В музее обороны и блокады Ленинграда.
Ольга Громова: Для меня всегда и везде частная история каждого человека ценнее грандиозных проектов. Главное, чтобы новый музей не заявил, что он будет единственно правильным. Должно быть много разных музеев, с разным взглядом на это время, тогда будет постепенно складываться хотя бы приблизительная картинка существования города в условиях трагедии.

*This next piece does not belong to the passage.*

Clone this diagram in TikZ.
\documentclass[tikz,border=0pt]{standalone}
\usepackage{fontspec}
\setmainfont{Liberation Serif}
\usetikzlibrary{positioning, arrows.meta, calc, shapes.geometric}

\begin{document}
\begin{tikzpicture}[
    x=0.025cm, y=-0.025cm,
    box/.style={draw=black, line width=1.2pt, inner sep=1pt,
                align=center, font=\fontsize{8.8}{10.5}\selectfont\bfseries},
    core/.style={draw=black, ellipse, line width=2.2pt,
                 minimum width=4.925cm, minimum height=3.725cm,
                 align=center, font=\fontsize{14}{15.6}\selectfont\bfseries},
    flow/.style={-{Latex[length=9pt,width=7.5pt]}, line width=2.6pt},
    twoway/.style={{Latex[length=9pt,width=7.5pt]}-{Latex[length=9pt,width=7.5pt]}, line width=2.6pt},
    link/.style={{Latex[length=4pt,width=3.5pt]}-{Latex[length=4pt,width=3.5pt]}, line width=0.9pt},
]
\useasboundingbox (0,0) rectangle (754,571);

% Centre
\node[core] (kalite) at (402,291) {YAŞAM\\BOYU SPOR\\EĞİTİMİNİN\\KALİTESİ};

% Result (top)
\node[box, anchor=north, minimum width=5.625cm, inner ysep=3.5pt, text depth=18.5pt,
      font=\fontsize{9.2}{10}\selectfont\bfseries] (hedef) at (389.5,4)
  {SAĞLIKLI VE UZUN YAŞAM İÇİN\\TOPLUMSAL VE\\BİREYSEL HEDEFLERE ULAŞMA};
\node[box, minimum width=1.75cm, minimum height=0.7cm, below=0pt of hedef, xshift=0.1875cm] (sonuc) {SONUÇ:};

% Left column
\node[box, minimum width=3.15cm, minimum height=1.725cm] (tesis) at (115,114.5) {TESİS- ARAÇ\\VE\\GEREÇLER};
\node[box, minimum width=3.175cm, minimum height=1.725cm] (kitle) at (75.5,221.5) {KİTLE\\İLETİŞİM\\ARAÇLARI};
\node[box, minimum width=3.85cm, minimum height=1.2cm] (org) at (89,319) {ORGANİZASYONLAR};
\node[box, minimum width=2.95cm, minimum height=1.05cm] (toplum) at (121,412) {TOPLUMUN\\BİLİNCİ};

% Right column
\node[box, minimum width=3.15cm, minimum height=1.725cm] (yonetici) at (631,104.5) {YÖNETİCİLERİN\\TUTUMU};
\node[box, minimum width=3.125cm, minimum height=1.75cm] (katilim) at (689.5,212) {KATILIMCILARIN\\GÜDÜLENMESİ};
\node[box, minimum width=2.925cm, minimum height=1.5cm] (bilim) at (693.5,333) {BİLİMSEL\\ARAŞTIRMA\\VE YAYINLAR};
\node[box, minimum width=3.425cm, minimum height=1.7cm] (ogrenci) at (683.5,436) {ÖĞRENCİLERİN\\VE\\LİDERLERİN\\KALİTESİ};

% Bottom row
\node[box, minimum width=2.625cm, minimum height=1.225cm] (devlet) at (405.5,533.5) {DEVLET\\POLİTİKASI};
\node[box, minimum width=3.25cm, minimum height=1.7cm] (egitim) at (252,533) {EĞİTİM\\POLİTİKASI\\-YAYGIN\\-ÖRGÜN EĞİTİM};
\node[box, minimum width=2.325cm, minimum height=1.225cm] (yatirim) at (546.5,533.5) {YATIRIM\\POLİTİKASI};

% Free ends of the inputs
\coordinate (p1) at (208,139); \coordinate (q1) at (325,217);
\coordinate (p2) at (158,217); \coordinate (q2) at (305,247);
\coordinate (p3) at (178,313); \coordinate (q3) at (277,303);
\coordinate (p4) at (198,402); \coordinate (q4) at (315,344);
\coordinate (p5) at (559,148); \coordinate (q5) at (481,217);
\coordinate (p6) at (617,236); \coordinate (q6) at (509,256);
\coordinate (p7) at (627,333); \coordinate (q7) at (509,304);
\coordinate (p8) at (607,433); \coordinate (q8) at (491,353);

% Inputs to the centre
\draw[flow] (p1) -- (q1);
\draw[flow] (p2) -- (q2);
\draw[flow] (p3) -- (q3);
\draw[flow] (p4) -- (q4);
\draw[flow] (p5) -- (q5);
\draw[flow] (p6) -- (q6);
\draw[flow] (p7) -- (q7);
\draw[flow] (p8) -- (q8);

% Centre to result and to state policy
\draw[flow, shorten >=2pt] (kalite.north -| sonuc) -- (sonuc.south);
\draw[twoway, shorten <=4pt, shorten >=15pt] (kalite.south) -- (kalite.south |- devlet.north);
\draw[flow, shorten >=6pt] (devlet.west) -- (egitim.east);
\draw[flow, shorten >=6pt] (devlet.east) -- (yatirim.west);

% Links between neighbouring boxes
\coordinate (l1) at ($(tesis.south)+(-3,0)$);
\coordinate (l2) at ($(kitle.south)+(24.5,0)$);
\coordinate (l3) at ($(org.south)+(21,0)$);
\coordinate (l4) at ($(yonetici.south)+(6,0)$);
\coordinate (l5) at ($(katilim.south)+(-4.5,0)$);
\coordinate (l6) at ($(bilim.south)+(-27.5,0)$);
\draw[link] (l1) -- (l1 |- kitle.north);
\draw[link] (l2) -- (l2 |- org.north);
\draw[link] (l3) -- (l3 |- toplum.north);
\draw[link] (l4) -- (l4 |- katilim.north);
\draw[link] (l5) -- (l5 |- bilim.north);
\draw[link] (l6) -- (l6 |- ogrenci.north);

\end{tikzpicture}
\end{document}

Александр Безбородов: Мне очень симпатичны музеи, где есть серьезный информационный вход, предисловие. Еще там должен быть зал для обсуждения сложных исторических проблем. Для меня как выпускника Московского государственного историко-архивного института важно, чтобы там были хорошие фонды документов. Хранилище, куда люди могли бы сдать семейные архивы. Это должно быть абсолютно открытое, интересное, хорошо профинансированное деяние.
Александр Чубарьян: Это должен быть «многофункциональный» музей — и мемориал, и обычный исторический музей, но очень современный с технической точки зрения. В нем должно быть много общего и частного — например, воспоминаний блокадников. Сочетание того и другого должно дать эмоциональный заряд.
Концепция должна пройти через общественное обсуждение. Главное, чтобы там были люди, которые готовы сделать музей нового типа. Это должен быть музей истории, музей Победы, музей скорби.